(MATERIAL FOR THE TASK)
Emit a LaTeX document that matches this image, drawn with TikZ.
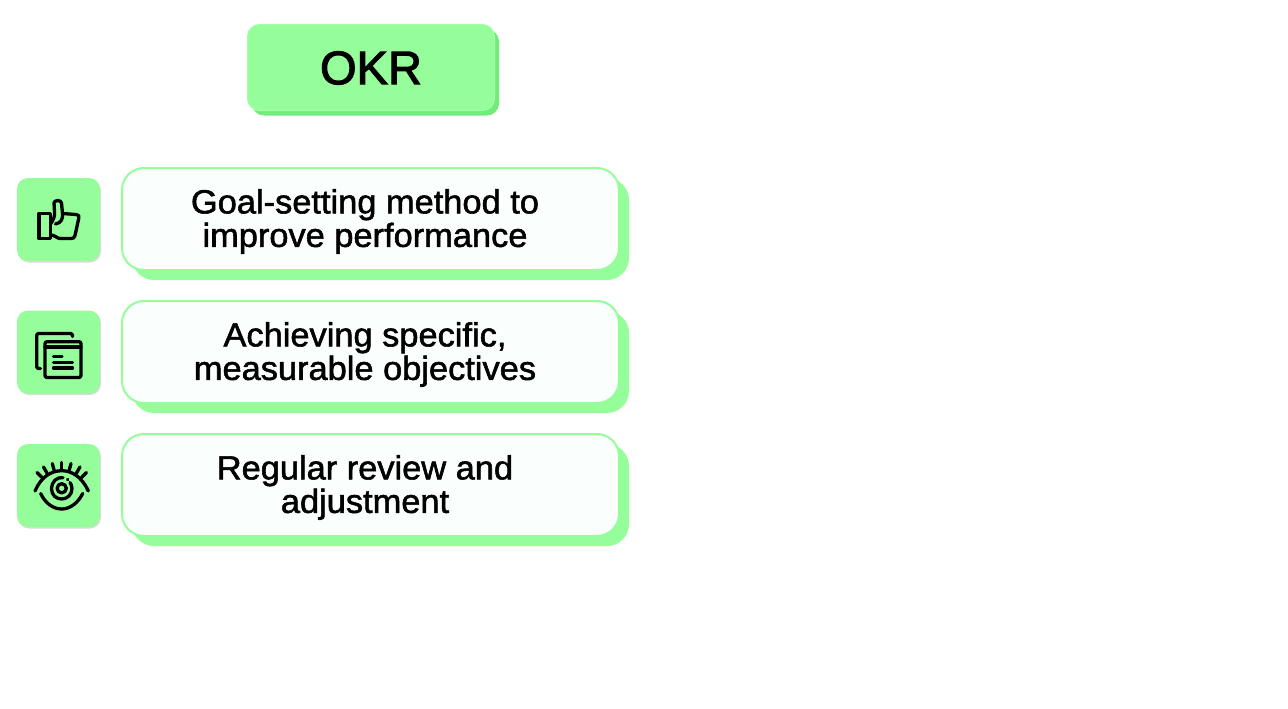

* * *

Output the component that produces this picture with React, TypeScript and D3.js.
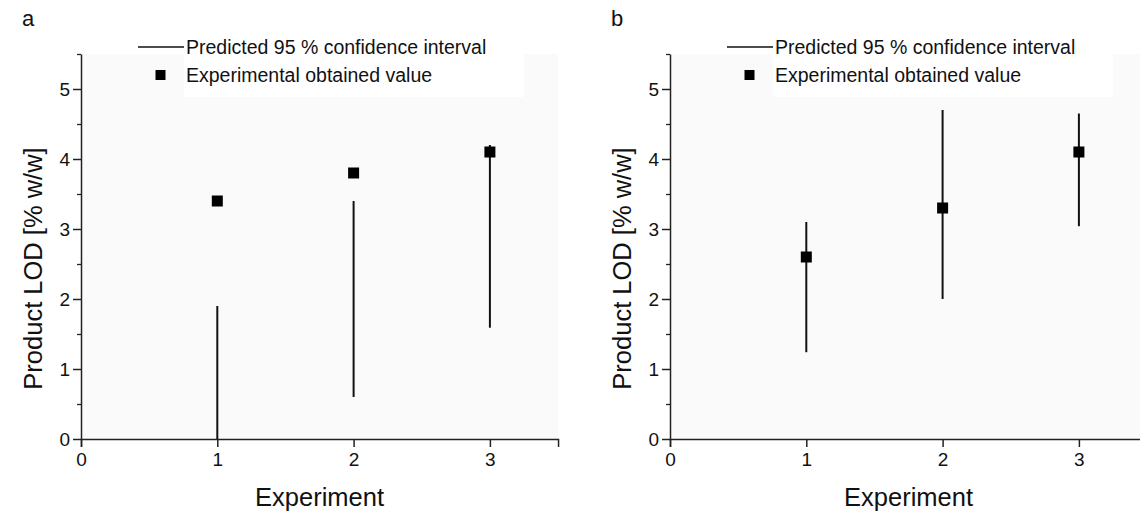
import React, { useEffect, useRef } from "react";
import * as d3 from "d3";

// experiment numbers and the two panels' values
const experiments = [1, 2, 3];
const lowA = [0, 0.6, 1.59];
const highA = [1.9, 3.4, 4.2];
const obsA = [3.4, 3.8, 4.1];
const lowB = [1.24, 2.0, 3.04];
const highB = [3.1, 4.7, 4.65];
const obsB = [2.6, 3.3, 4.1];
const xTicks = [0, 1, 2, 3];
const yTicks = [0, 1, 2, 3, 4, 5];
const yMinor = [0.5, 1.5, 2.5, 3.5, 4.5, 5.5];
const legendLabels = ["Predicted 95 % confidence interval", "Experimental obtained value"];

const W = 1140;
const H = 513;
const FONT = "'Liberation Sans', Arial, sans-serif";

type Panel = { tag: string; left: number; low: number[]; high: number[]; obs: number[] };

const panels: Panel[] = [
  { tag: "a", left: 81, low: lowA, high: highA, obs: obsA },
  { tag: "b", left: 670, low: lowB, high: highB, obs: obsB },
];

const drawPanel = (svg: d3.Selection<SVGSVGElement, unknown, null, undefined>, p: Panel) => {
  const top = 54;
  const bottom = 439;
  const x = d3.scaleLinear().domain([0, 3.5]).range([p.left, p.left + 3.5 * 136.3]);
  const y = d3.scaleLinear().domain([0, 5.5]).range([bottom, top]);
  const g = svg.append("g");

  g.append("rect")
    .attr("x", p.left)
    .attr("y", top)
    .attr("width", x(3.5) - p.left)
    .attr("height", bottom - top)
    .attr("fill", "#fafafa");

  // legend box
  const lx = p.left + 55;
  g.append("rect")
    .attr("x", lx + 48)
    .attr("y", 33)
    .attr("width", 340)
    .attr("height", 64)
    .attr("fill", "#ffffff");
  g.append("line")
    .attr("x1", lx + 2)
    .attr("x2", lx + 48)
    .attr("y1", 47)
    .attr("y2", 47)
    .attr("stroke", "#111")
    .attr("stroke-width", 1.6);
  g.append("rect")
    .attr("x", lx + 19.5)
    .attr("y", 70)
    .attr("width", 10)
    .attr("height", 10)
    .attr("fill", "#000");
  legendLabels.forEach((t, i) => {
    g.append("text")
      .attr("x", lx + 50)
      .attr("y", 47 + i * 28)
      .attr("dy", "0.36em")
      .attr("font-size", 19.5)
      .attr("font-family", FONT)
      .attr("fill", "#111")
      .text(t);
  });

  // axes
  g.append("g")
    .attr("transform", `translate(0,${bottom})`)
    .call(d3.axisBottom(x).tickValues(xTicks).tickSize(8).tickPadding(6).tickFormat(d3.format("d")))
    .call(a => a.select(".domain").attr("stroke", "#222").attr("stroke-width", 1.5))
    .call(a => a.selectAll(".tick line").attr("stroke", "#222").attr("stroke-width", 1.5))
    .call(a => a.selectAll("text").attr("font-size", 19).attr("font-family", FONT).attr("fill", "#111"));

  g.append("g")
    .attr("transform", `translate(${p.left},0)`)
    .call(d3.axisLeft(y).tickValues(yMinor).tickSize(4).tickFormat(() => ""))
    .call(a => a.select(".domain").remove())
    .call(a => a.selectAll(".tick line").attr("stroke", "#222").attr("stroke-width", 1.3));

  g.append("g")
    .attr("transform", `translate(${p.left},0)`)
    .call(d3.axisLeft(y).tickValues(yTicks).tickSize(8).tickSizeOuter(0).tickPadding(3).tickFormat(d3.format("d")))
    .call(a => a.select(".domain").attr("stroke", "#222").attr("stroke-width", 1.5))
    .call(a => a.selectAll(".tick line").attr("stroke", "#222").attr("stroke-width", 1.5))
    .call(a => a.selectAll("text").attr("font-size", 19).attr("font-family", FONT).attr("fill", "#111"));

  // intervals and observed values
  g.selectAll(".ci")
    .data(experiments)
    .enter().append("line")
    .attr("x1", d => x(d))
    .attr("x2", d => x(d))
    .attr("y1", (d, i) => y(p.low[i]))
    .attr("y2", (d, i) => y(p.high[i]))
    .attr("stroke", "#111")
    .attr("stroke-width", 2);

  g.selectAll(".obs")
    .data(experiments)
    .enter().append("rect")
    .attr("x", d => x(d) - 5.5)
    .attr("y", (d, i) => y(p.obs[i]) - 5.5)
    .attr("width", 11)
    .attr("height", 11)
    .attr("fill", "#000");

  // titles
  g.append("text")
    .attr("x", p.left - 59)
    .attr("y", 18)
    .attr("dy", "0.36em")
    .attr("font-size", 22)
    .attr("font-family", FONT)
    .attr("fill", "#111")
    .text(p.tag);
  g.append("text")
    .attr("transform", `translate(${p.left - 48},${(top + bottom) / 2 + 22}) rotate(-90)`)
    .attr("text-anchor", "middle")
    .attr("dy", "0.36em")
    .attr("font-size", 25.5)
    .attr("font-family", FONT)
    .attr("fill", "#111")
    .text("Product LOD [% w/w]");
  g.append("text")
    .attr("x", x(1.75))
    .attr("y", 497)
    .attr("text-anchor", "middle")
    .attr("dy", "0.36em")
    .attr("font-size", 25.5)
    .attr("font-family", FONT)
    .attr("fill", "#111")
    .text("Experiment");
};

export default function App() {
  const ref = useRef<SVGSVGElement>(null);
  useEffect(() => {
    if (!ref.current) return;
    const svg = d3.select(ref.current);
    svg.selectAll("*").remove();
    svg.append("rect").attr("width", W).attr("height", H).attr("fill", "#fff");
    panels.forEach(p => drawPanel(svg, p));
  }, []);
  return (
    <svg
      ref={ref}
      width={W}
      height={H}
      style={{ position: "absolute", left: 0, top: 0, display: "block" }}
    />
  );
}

(DIRECTIVE)
State the count of lines with the word "this" in them, and write nothing else.

(FULL SOLUTION)
2